Another morning, another sunrise. This one isn't as pretty as the one on the 30th.
reiska is coming along pretty well, considering that I took a day off the project studying Common LISP (prompted by the slashdot.com article). I'm almost done with the datastore design, but I'll need to run some more tests and implement item ordering according to popularity (weighting) before I can use this with Stephen Hazel's libfreenet.
I released the first (and so far only) version of reiska to the public - it's more of a "I'm gonna do a FNP implementation, so I'm releasing early" tarball than anything else, so as released it won't do anything useful. It generated a small flurry of posts on the freenet-devl mailing list, though, some of them suggesting that I use libfreenet for the node-to-node communication (which may be wise, since the protocol has been changed quite a bit for the 0.4 release - or so I've read) and concentrate on the message passing logic, datastore management and client handling in reiska. This approach looks pretty sensible, now that I have a better understanding of the inner workings of a Freenet node.
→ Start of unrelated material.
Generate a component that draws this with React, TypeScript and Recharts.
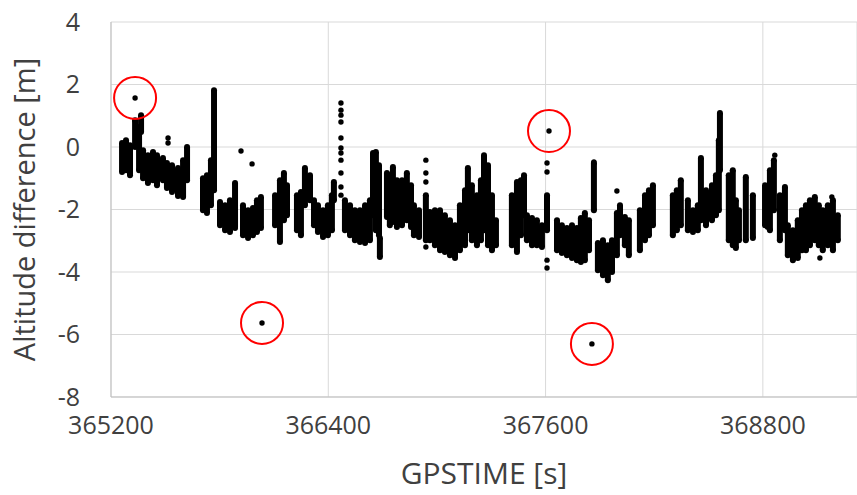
import {
  CartesianGrid,
  ErrorBar,
  ReferenceDot,
  Scatter,
  ScatterChart,
  XAxis,
  YAxis
} from "recharts";

// streaks of dense GPS samples: [gpstime, lowest diff, highest diff]
const streaksA: [number, number, number][] = [
  [365261, -0.8, 0.13], [365283, -0.74, 0.22], [365305, -0.9, 0.06], [365333, 0.0, 0.86],
  [365355, -0.74, 0.64], [365366, 0.48, 1.02], [365377, -1.0, -0.1], [365404, -1.15, -0.26],
  [365432, -1.06, -0.16], [365454, -1.22, -0.26], [365487, -1.06, -0.35], [365509, -1.31, -0.51],
  [365537, -1.44, -0.58], [365570, -1.57, -0.67], [365598, -1.6, -0.42], [365620, -1.06, 0.0]
];

const streaksB: [number, number, number][] = [
  [365708, -2.02, -1.0], [365730, -2.11, -0.9], [365752, -1.86, -0.42], [365769, -1.38, 1.82],
  [365802, -2.5, -1.76], [365830, -2.66, -1.86], [365857, -2.72, -1.7], [365885, -2.59, -1.15],
  [365929, -2.82, -1.86], [365957, -2.91, -2.02], [365984, -2.82, -1.95], [366006, -2.72, -1.7],
  [366028, -2.59, -1.6], [366106, -2.5, -1.54], [366133, -3.04, -1.06], [366155, -2.34, -0.83],
  [366172, -2.18, -1.22]
];

const streaksC: [number, number, number][] = [
  [366227, -2.66, -1.54], [366249, -2.82, -1.44], [366271, -1.86, -0.67], [366299, -1.7, -0.9],
  [366321, -2.5, -1.7], [366343, -2.72, -1.86], [366371, -2.88, -2.02], [366398, -2.82, -1.86],
  [366420, -2.66, -1.54], [366431, -1.7, -1.12], [366492, -2.66, -1.7], [366520, -2.82, -1.86],
  [366547, -2.98, -2.02], [366575, -3.04, -2.02], [366603, -3.07, -1.86], [366630, -2.98, -1.7],
  [366647, -2.18, -0.19], [366663, -2.66, -0.16], [366680, -2.82, -0.58], [366685, -3.52, -2.91]
];

const streaksD: [number, number, number][] = [
  [366724, -2.24, -0.83], [366740, -2.5, -0.9], [366757, -2.4, -0.64], [366779, -2.56, -1.06],
  [366807, -2.5, -1.06], [366834, -2.34, -0.83], [366857, -2.56, -1.22], [366873, -2.82, -1.86],
  [366901, -2.88, -2.02], [366939, -2.98, -1.54], [366961, -2.98, -2.08], [366989, -3.14, -2.02],
  [367017, -3.3, -2.02], [367044, -3.36, -2.18], [367072, -3.46, -2.34], [367100, -3.55, -2.5],
  [367127, -3.3, -1.86], [367155, -3.14, -1.38], [367171, -2.66, -0.67], [367193, -2.98, -1.22],
  [367221, -3.14, -1.54], [367243, -2.98, -1.06], [367260, -2.66, -0.26]
];

const streaksE: [number, number, number][] = [
  [367282, -3.14, -0.58], [367304, -3.3, -1.54], [367326, -3.14, -2.34], [367414, -3.14, -1.54],
  [367442, -3.36, -1.12], [367464, -2.82, -1.06], [367481, -2.18, -0.9], [367497, -2.98, -2.18],
  [367525, -3.14, -2.27], [367552, -3.14, -2.34], [367580, -3.2, -2.5], [367608, -2.66, -1.54],
  [367663, -3.3, -2.34], [367690, -3.39, -2.5], [367718, -3.46, -2.59], [367746, -3.55, -2.5],
  [367773, -3.62, -2.59]
];

const streaksF: [number, number, number][] = [
  [367795, -3.68, -2.27], [367817, -3.62, -2.11], [367840, -3.3, -2.34], [367867, -2.02, -0.51],
  [367889, -3.94, -3.07], [367917, -4.1, -2.98], [367944, -4.26, -3.14], [367967, -4.0, -2.98],
  [367994, -3.46, -2.11], [368011, -2.82, -1.86], [368038, -3.14, -2.24], [368060, -3.46, -2.34],
  [368121, -3.3, -2.02], [368149, -2.98, -1.54], [368171, -2.82, -1.38], [368193, -2.5, -1.22]
];

const streaksG: [number, number, number][] = [
  [368303, -2.82, -1.54], [368325, -2.66, -1.38], [368347, -2.5, -1.06], [368386, -2.66, -1.7],
  [368414, -2.72, -2.02], [368441, -2.66, -1.86], [368458, -2.34, -0.35], [368486, -2.5, -1.38],
  [368519, -2.34, -1.22], [368541, -2.18, -0.9], [368557, -2.02, 0.22], [368563, -0.74, 1.09],
  [368612, -2.98, -0.9], [368634, -3.14, -0.74], [368651, -3.23, -1.7], [368668, -2.98, -2.02],
  [368706, -2.98, -0.96], [368745, -2.91, -1.54]
];

const streaksH: [number, number, number][] = [
  [368812, -2.5, -1.22], [368827, -2.56, -1.79], [368839, -2.66, -0.74], [368861, -2.02, -0.42],
  [368894, -2.98, -1.54], [368922, -2.66, -1.28], [368938, -3.46, -2.5], [368966, -3.62, -2.66],
  [368993, -3.55, -2.34], [369016, -3.3, -2.02], [369038, -3.3, -1.86], [369060, -3.14, -1.7],
  [369087, -2.98, -1.6], [369109, -3.14, -1.86], [369131, -3.3, -2.02], [369159, -3.14, -1.86],
  [369187, -3.3, -1.7], [369214, -2.98, -2.18]
];

// single samples away from the streaks: [gpstime, diff]
const singlePoints: [number, number][] = [
  [365515, 0.29], [365515, 0.13], [365918, -0.13], [365979, -0.54],
  [366470, 1.41], [366470, 1.18], [366470, 1.02], [366470, 0.8], [366470, 0.29], [366470, -0.03],
  [366470, -0.19], [366470, -0.42], [366470, -0.83], [366470, -1.28], [366470, -1.54],
  [366939, -0.42], [366939, -0.83], [366939, -1.12], [366939, -3.2],
  [367608, -0.51], [367608, -0.8], [367608, -3.62], [367608, -3.87],
  [367867, -0.48], [367994, -1.41], [368866, -0.26], [369115, -3.55], [369181, -1.6]
];

// the four circled outliers
const outliers: [number, number][] = [
  [365333, 1.57], [366034, -5.63], [367619, 0.51], [367856, -6.3]
];

const xTicks = [365200, 366400, 367600, 368800];
const yTicks = [-8, -6, -4, -2, 0, 2, 4];

const allStreaks = [
  ...streaksA, ...streaksB, ...streaksC, ...streaksD,
  ...streaksE, ...streaksF, ...streaksG, ...streaksH
];

const streakData = allStreaks.map(([t, lo, hi]) => ({ t, v: lo, err: [0, hi - lo] }));
const streakTops = allStreaks.map(([t, , hi]) => ({ t, v: hi }));
const pointData = [...singlePoints, ...outliers].map(([t, v]) => ({ t, v }));

const textColor = "#404040";
const font = "'Open Sans', 'Noto Sans', sans-serif";

const dot = (props: any) => <circle cx={props.cx} cy={props.cy} r={2.7} fill="#000" />;
const endDot = (props: any) => <circle cx={props.cx} cy={props.cy} r={3} fill="#000" />;

export default function App() {
  return (
    <div style={{ position: "absolute", left: 0, top: 0, background: "#fff", fontFamily: font }}>
      <ScatterChart width={857} height={495} margin={{ top: 22, right: 0, bottom: 0, left: 0 }}>
        <CartesianGrid stroke="#d9d9d9" strokeWidth={1} />
        <XAxis
          type="number"
          dataKey="t"
          domain={[365200, 369320]}
          ticks={xTicks}
          allowDataOverflow
          height={98}
          tickLine={false}
          tickSize={0}
          tickMargin={19}
          axisLine={{ stroke: "#bfbfbf" }}
          tick={{ fontSize: 25, fill: textColor, fontFamily: font }}
          label={{
            value: "GPSTIME [s]",
            position: "insideBottom",
            offset: 11,
            style: { fontSize: 30, fill: textColor, fontFamily: font }
          }}
        />
        <YAxis
          type="number"
          dataKey="v"
          domain={[-8, 4]}
          ticks={yTicks}
          width={111}
          tickLine={false}
          tickSize={0}
          tickMargin={31}
          axisLine={{ stroke: "#bfbfbf" }}
          tick={{ fontSize: 25, fill: textColor, fontFamily: font }}
          label={{
            value: "Altitude difference [m]",
            angle: -90,
            position: "insideLeft",
            offset: 25,
            style: { fontSize: 29, fill: textColor, fontFamily: font, textAnchor: "middle" }
          }}
        />
        <Scatter data={streakData} fill="#000" shape={endDot} isAnimationActive={false}>
          <ErrorBar
            dataKey="err"
            direction="y"
            width={0}
            stroke="#000"
            strokeWidth={6}
            isAnimationActive={false}
          />
        </Scatter>
        <Scatter data={streakTops} fill="#000" shape={endDot} isAnimationActive={false} />
        <Scatter data={pointData} fill="#000" shape={dot} isAnimationActive={false} />
        {outliers.map(([t, v], i) => (
          <ReferenceDot
            key={i}
            x={t}
            y={v}
            r={21}
            fill="none"
            stroke="#ff0000"
            strokeWidth={2}
          />
        ))}
      </ScatterChart>
    </div>
  );
}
I whined some months ago how it is fucking hard to get into the Scheme mindset, and my opinion still holds -- expressing iteration with tail recursion may be OK if you're a hard-core theorist who implements every basic algorithm once without doing anything particularly useful with it, but try writing anything really useful without ever using a "while" macro and I'll give you the award for supreme wankerhood (a dried pea and a nut in a tiny cardboard box, if you're wondering).
Common LISP, on the other hand, is beautiful. CLOS in particular. I'd say that CLOS is the best object system I've ever had the pleasure of messing around with. I've had a couple of problems with the "a name may be both a variable and a function" thing as well as remembering to use funcall, but I guess I'll get used to it.